Öyle böyle bitecek ömür hayat
meşgalesi.
Mühim olan insan denilince hatıra
gelmesi.
Uzadı yine lâf kısa kesmek gerek.
Zira anlatsam ne
kâğıt ne mürekkep yetecek…”
İşte böyle…
İçindeki acıya
bakmazsan sanki şiir gibi.
Kim bilir belki
bu acılardır ham ervahlarımızı olduran,
Daha saçlarımız
ağarmadan tecrübe ile dolduran.
Ah daha gencecik
yaşta kırklara karışan can, şu dünyada iyi olmak hele iyi kalmak ne kadar da
zor gözüküyor. Şunu gördüm ki sen iyi olsan bile bu iyilik için yetmiyor. Ortak
iyilik için herkesin gücü ölçüsünde bir ucundan tutması gerekiyor. Ama bu da
olmuyor. Sizin iyiliğinizi kendileri için salınmış vergi, insaniyetliğinizi acziyet gibi görenler
var. Sanki iyi davranmak, sizin onlara boynunuzun borcu. Bu sanma ki sade senin
içindir. Huzuru kaçırışımız çoğu kez en yakınlarımıza sebep oluyor. Ne yapalım.

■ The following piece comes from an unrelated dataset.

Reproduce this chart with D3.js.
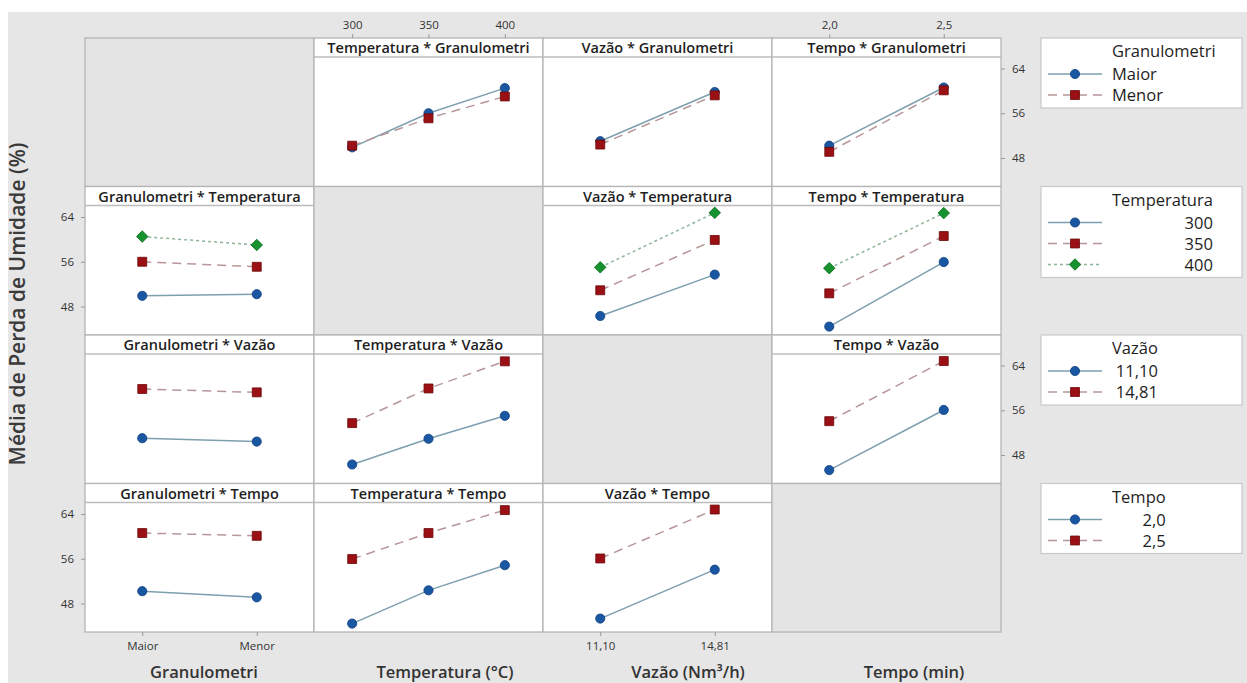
<!DOCTYPE html>
<html><head><meta charset="utf-8">
<script src="https://cdn.jsdelivr.net/npm/d3@7"></script>
<style>
body{margin:0;background:#fff;}
svg{display:block;font-family:"Open Sans",sans-serif;}
</style></head><body>
<svg id="chart" width="1247" height="683"></svg>
<script>
// factors and their levels
const factorNames=["Granulometri","Temperatura","Vazão","Tempo"];
const axisTitles=["Granulometri","Temperatura (°C)","Vazão (Nm³/h)","Tempo (min)"];
const granLevels=["Maior","Menor"];
const tempLevels=["300","350","400"];
const vazaoLevels=["11,10","14,81"];
const tempoLevels=["2,0","2,5"];
const yTicks=[48,56,64];

// mean moisture loss (%) for each pair of factors: rows = first factor, cols = second
const granTemp=[[49.9,56.0,60.5],[50.2,55.1,59.0]];
const granVazao=[[51.0,59.8],[50.4,59.2]];
const granTempo=[[50.2,60.6],[49.1,60.1]];
const tempVazao=[[46.3,53.7],[50.9,59.9],[55.0,64.75]];
const tempTempo=[[44.4,55.95],[50.35,60.6],[54.85,64.7]];
const vazaoTempo=[[45.3,56.05],[54.05,64.8]];

const levels=[granLevels,tempLevels,vazaoLevels,tempoLevels];
const pairMeans={"0-1":granTemp,"0-2":granVazao,"0-3":granTempo,"1-2":tempVazao,"1-3":tempTempo,"2-3":vazaoTempo};

function cellMeans(trace,xf){
  if(trace<xf) return pairMeans[trace+"-"+xf];
  let m=pairMeans[xf+"-"+trace];
  return m[0].map((_,k)=>m.map(r=>r[k]));
}

let svg=d3.select("#chart");
let x0=85,y0=38,cw=229,ch=148.5,strip=19;
let gridW=cw*4,gridH=ch*4;

svg.append("rect").attr("x",8).attr("y",12).attr("width",1239).attr("height",671).attr("fill","#e6e6e6");

let styles=[
  {fill:"#1a57a3",stroke:"#0f3f7d",line:"#7d9fae",dash:null,shape:"circle"},
  {fill:"#9a1014",stroke:"#6b0709",line:"#b79699",dash:"9,6",shape:"square"},
  {fill:"#16932f",stroke:"#0b6a1e",line:"#8db598",dash:"3,3",shape:"diamond"}
];

function marker(g,st,x,y){
  if(st.shape=="circle"){
    g.append("circle").attr("cx",x).attr("cy",y).attr("r",4.6)
      .attr("fill",st.fill).attr("stroke",st.stroke).attr("stroke-width",0.8);
  } else {
    g.append("path").attr("d",d3.symbol(d3.symbolSquare,st.shape=="square"?80:66)())
      .attr("transform","translate("+x+","+y+")"+(st.shape=="diamond"?" rotate(45)":""))
      .attr("fill",st.fill).attr("stroke",st.stroke).attr("stroke-width",0.8);
  }
}

for(let i=0;i<4;i++){
  for(let j=0;j<4;j++){
    let cx=x0+j*cw, cy=y0+i*ch;
    let cell=svg.append("g");
    if(i==j){
      cell.append("rect").attr("x",cx).attr("y",cy).attr("width",cw).attr("height",ch)
        .attr("fill","#e4e4e4").attr("stroke","#b5b5b5").attr("stroke-width",1.3);
      continue;
    }
    cell.append("rect").attr("x",cx).attr("y",cy).attr("width",cw).attr("height",ch)
      .attr("fill","#fff").attr("stroke","#b5b5b5").attr("stroke-width",1.3);
    cell.append("line").attr("x1",cx).attr("x2",cx+cw).attr("y1",cy+strip).attr("y2",cy+strip)
      .attr("stroke","#bdbdbd").attr("stroke-width",1.3);
    cell.append("text").attr("x",cx+cw/2).attr("y",cy+15).attr("text-anchor","middle")
      .attr("font-size",14.5).attr("font-weight",600).attr("fill","#1e1e1e")
      .text(factorNames[j]+" * "+factorNames[i]);

    let xs=d3.scalePoint().domain(levels[j]).range([cx,cx+cw]).padding(0.5);
    let ys=d3.scaleLinear().domain([42.9,66.06]).range([cy+ch,cy+strip]);
    let m=cellMeans(i,j);
    m.forEach(function(row,k){
      let st=styles[k];
      let line=d3.line().x((d,n)=>xs(levels[j][n])).y(d=>ys(d));
      cell.append("path").datum(row).attr("d",line).attr("fill","none")
        .attr("stroke",st.line).attr("stroke-width",1.5)
        .attr("stroke-dasharray",st.dash);
      row.forEach(function(v,n){ marker(cell,st,xs(levels[j][n]),ys(v)); });
    });
  }
}

// x axes (alternating bottom / top)
for(let j=0;j<4;j++){
  let cx=x0+j*cw;
  let xs=d3.scalePoint().domain(levels[j]).range([cx,cx+cw]).padding(0.5);
  let top=(j%2==1);
  let ax=svg.append("g")
    .attr("transform","translate(0,"+(top?y0:y0+gridH)+")")
    .call((top?d3.axisTop(xs):d3.axisBottom(xs)).tickSize(4).tickPadding(top?5:6));
  ax.select(".domain").remove();
  ax.selectAll("line").attr("stroke","#999");
  ax.selectAll("text").attr("font-size",11.5).attr("fill","#333")
    .attr("font-family","'Open Sans',sans-serif");
}

// y axes (alternating right / left)
for(let i=0;i<4;i++){
  let cy=y0+i*ch;
  let ys=d3.scaleLinear().domain([42.9,66.06]).range([cy+ch,cy+strip]);
  let left=(i%2==1);
  let ax=svg.append("g")
    .attr("transform","translate("+(left?x0:x0+gridW)+",0)")
    .call((left?d3.axisLeft(ys):d3.axisRight(ys)).tickValues(yTicks).tickSize(4).tickPadding(7));
  ax.select(".domain").remove();
  ax.selectAll("line").attr("stroke","#999");
  ax.selectAll("text").attr("font-size",11.5).attr("fill","#333")
    .attr("font-family","'Open Sans',sans-serif");
}

// axis titles
let titleX=[204,445,688,914];
axisTitles.forEach(function(t,j){
  svg.append("text").attr("x",titleX[j]).attr("y",678).attr("text-anchor","middle")
    .attr("font-size",16.5).attr("font-weight",600).attr("fill","#333").text(t);
});
svg.append("text").attr("transform","translate(25,304) rotate(-90)").attr("text-anchor","middle")
  .attr("font-size",21).attr("font-weight",600).attr("fill","#3a3a3a")
  .text("Média de Perda de Umidade (%)");

// legends, one per row
for(let i=0;i<4;i++){
  let ly=y0+i*ch, lx=1041, n=levels[i].length;
  let g=svg.append("g");
  g.append("rect").attr("x",lx).attr("y",ly).attr("width",201).attr("height",28+21*n)
    .attr("fill","#fff").attr("stroke","#c8c8c8").attr("stroke-width",1.2);
  let tt=g.append("text").attr("x",1112).attr("y",ly+19).attr("font-size",16.5)
    .attr("font-weight",500).attr("fill","#1e1e1e").text(factorNames[i]);
  let tw=tt.node().getComputedTextLength();
  levels[i].forEach(function(lv,k){
    let ey=ly+36+21*k, st=styles[k];
    g.append("line").attr("x1",1048).attr("x2",1102).attr("y1",ey).attr("y2",ey)
      .attr("stroke",st.line).attr("stroke-width",1.5).attr("stroke-dasharray",st.dash);
    marker(g,st,1075,ey);
    let numeric=(i!=0);
    g.append("text").attr("x",numeric?1112+tw:1112).attr("y",ey+6)
      .attr("text-anchor",numeric?"end":"start").attr("font-size",16.5)
      .attr("font-weight",500).attr("fill","#1e1e1e").text(lv);
  });
}
</script>
</body></html>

Kadavramız kaderimiz olduğu gibi, akreplerimiz de akrabamızdan oluyor. Dünya
cennet değil belki cennetin kazanıldığı yer. Ve bunu bu dünyada başaranlar da
var. Adı sanı bilinmez nice garibceler var sencileyin belki birçokları nezdinde
itibarları yoktur ama Rableri katında öyle mi. Belli ki onlara nice cennetler
hazırlanmıştır ama onlar "ve ziyade" diye cemale talip olurlar da,
rıza rıza diye tuttururlar.
Ve bilirler ki “Rıdvanun
minallahi ekber”.
Gerisini ancak
ebter olanlar ister.
Dua ile!
30.08.2016
GARİBCE
وردة باسل -
YanıtlaSil- Sen akıllı birisin, niçin seni kullanmalarına izin veriyorsun?

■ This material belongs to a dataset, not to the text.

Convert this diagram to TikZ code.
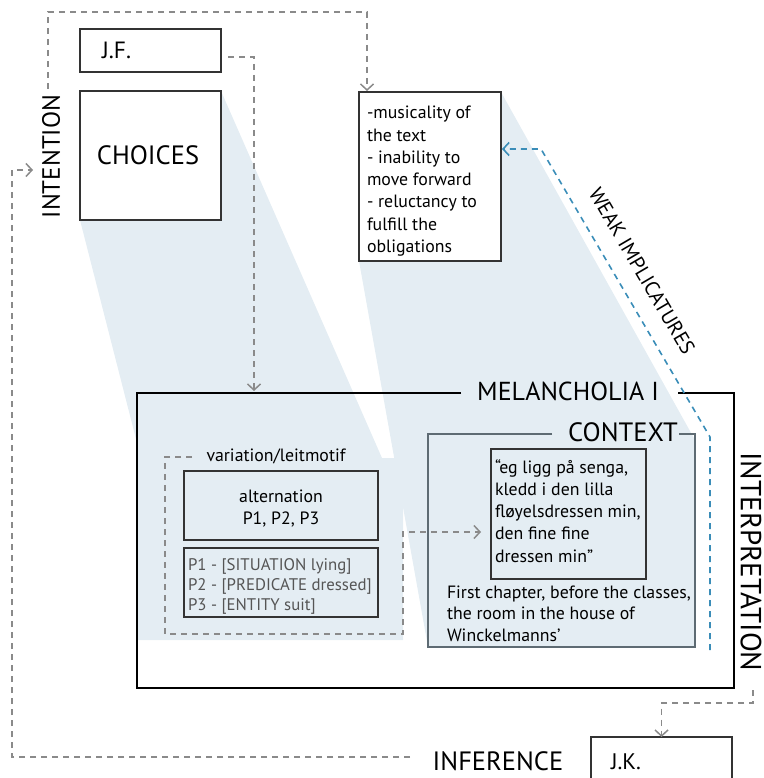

- Benim lügatimde buna "iyilik" denir; balık bilmezse Hâlık bilir.
- Fakat sen iyilik yaptıkça bunlar insanları kullanmaya devam edecek😠
- Demek ki benim sevap hanem(inşallah), onların da günah hanesi artmaya devam edecek. Suistimalciler arttı diye iyilik yapmaktan mı vazgeçelim?

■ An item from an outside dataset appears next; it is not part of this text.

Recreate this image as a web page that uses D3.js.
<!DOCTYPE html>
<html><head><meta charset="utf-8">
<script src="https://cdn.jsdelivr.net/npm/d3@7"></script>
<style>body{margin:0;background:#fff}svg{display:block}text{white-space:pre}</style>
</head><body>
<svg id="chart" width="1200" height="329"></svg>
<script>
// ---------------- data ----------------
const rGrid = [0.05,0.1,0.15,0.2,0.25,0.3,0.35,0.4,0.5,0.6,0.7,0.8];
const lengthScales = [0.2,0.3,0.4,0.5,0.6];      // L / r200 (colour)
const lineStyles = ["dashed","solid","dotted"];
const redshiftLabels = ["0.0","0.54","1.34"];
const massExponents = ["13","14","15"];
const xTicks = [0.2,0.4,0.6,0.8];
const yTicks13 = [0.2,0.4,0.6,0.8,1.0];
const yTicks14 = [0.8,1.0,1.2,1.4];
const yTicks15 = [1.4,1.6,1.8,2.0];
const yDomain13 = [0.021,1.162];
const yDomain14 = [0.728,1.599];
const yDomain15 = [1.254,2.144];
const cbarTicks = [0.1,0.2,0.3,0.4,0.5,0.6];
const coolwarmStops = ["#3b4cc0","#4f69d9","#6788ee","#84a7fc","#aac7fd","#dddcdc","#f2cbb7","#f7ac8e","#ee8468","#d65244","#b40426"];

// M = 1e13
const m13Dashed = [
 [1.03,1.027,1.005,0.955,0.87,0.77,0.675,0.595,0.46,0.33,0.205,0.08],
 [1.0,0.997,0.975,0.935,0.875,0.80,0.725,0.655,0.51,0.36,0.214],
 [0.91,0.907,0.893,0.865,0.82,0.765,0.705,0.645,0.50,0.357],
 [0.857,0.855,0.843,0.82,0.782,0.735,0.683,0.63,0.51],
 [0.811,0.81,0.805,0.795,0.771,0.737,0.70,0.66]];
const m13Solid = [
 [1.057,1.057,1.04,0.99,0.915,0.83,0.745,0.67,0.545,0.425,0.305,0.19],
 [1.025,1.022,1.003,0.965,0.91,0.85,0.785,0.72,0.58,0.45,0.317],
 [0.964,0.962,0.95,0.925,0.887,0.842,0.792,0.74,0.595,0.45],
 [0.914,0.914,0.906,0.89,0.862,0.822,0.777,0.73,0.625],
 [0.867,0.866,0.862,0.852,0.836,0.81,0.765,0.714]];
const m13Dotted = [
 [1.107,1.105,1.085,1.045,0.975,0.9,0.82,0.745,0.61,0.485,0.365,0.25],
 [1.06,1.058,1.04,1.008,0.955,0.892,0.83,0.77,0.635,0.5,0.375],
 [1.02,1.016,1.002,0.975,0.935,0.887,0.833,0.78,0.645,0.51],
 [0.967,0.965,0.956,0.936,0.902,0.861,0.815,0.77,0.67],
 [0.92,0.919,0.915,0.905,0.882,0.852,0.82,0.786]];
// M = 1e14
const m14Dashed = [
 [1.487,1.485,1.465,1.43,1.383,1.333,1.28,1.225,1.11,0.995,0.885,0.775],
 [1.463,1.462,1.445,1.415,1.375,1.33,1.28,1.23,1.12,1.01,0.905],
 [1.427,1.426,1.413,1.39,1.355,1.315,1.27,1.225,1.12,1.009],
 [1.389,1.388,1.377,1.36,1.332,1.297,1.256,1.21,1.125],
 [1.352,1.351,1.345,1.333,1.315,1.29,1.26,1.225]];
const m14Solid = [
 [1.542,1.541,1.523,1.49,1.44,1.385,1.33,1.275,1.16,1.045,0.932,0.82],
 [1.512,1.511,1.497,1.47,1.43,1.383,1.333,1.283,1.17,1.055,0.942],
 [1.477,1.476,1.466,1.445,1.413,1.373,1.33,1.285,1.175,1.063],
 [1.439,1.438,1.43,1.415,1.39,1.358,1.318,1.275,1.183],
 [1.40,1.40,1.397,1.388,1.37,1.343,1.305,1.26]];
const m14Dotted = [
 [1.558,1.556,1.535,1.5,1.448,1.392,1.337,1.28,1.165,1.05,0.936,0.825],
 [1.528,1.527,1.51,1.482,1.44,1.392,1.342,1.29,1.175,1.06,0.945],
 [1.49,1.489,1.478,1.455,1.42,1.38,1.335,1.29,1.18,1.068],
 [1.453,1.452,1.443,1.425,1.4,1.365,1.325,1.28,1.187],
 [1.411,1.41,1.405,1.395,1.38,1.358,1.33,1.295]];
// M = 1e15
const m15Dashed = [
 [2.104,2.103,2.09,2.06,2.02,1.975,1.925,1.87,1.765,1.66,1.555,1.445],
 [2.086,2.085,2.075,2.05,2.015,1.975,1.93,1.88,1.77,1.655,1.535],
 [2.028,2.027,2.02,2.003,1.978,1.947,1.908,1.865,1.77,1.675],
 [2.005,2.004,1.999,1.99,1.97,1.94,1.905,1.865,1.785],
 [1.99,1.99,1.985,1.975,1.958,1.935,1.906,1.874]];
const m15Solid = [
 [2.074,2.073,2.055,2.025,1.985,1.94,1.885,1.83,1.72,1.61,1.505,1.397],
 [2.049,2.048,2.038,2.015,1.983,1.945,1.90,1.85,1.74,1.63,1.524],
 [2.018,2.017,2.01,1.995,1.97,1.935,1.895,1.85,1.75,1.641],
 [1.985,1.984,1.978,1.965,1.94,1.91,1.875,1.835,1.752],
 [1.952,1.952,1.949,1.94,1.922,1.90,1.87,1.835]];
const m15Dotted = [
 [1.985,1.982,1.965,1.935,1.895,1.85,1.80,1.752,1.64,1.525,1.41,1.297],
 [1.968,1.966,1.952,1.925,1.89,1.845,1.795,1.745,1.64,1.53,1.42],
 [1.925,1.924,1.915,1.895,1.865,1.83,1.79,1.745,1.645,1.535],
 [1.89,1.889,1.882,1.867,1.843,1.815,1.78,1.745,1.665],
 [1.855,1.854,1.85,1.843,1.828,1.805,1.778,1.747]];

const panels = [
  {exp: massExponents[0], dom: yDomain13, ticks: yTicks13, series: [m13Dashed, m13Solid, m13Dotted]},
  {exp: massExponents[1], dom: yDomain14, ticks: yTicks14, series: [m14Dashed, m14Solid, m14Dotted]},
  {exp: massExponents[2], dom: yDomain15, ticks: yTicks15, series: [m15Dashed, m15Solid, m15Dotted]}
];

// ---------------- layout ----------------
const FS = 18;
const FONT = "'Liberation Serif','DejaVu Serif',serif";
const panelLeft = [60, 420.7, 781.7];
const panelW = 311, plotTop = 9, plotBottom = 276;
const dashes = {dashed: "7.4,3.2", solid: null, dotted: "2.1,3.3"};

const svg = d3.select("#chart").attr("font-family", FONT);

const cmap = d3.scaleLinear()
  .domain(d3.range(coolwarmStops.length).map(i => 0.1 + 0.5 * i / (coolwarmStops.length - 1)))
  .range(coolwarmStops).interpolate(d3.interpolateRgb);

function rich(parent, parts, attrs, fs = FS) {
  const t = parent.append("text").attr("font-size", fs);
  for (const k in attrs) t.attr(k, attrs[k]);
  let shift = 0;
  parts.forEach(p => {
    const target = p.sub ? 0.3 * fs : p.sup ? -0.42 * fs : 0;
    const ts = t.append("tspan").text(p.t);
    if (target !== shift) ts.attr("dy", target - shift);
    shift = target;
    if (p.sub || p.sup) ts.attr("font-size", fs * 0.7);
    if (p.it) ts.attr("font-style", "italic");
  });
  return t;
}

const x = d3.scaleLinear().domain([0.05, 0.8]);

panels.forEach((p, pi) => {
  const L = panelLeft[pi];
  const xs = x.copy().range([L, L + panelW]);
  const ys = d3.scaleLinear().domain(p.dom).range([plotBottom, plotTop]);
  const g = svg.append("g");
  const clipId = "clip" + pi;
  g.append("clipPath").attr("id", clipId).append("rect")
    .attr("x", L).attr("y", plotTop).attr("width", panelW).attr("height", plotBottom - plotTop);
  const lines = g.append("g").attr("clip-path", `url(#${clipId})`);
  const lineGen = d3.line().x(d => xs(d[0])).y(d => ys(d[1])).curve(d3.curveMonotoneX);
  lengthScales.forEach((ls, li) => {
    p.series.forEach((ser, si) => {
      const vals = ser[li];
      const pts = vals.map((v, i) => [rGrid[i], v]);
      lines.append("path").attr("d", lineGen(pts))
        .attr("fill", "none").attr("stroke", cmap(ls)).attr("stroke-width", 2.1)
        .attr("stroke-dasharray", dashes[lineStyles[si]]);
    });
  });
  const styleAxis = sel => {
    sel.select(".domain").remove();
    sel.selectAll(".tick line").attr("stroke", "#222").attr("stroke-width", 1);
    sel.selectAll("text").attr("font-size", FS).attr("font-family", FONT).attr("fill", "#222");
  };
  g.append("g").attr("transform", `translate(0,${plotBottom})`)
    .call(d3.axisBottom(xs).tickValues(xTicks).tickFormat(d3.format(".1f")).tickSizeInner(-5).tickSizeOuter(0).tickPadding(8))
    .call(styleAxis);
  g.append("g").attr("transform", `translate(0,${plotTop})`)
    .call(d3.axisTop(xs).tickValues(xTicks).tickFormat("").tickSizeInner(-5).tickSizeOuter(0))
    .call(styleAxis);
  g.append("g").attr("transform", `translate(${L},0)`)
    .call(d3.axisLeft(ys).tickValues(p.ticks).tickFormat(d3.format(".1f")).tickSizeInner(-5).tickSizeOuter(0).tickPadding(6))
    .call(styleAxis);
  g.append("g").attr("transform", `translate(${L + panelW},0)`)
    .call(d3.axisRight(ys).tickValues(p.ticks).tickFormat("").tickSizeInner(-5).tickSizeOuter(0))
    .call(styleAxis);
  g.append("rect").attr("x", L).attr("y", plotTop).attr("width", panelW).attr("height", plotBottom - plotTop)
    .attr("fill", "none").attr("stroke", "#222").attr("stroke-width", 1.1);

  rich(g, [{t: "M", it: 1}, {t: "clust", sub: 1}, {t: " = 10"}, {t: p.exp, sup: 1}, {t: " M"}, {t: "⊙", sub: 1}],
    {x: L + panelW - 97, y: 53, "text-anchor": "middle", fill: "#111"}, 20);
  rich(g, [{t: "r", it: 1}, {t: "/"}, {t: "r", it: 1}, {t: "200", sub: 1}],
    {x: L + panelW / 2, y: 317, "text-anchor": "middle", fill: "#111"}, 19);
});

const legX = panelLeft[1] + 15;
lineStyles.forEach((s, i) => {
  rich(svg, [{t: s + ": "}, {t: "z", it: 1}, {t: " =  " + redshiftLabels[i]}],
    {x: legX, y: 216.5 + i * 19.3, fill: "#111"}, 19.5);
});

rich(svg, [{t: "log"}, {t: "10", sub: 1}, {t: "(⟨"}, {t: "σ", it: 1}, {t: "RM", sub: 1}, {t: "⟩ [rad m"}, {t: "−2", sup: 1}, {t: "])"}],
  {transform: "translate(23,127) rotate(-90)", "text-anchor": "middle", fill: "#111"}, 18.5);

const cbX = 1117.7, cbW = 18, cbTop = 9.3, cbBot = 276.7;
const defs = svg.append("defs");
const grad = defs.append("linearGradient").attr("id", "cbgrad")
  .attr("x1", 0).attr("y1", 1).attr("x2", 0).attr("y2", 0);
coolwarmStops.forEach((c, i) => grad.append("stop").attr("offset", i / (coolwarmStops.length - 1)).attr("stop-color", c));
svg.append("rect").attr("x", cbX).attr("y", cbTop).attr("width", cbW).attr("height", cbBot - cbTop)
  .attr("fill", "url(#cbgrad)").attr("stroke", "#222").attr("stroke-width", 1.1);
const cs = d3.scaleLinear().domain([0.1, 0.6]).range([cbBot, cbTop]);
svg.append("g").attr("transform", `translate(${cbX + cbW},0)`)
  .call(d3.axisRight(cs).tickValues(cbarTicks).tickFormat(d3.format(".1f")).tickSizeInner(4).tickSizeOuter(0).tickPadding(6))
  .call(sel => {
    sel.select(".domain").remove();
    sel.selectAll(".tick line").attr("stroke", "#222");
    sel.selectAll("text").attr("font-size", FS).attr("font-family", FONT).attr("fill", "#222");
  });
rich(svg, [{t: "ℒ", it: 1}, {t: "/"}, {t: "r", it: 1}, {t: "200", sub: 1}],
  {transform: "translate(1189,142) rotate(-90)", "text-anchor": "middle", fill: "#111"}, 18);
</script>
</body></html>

- Ben asla hak etmeyene iyilik yapmam😏
- İyiliğe iyilik her kişinin kârı☺️
- Tamam tamam, sen bildiğin yoldan git. Ama en azından karşıdakinin niyetini görmen ve buna rağmen iyilik yapman hoşuma gitti; saflığından yapmıyorsun yani😉...
Yaşanmış bir diyalog... Bu konuda da duygu ve fikir birliğimizin tercümanı olsun diye paylaşıyorum Muhterem Hocam. Fakat o günden bugüne içimdeki iyilik yapma şevkini
bir zerre azaltan herkese
bir kürre kırgınlığım var. Rabbim kendi rızası için iyilikte ısrar edenlerden eylesin.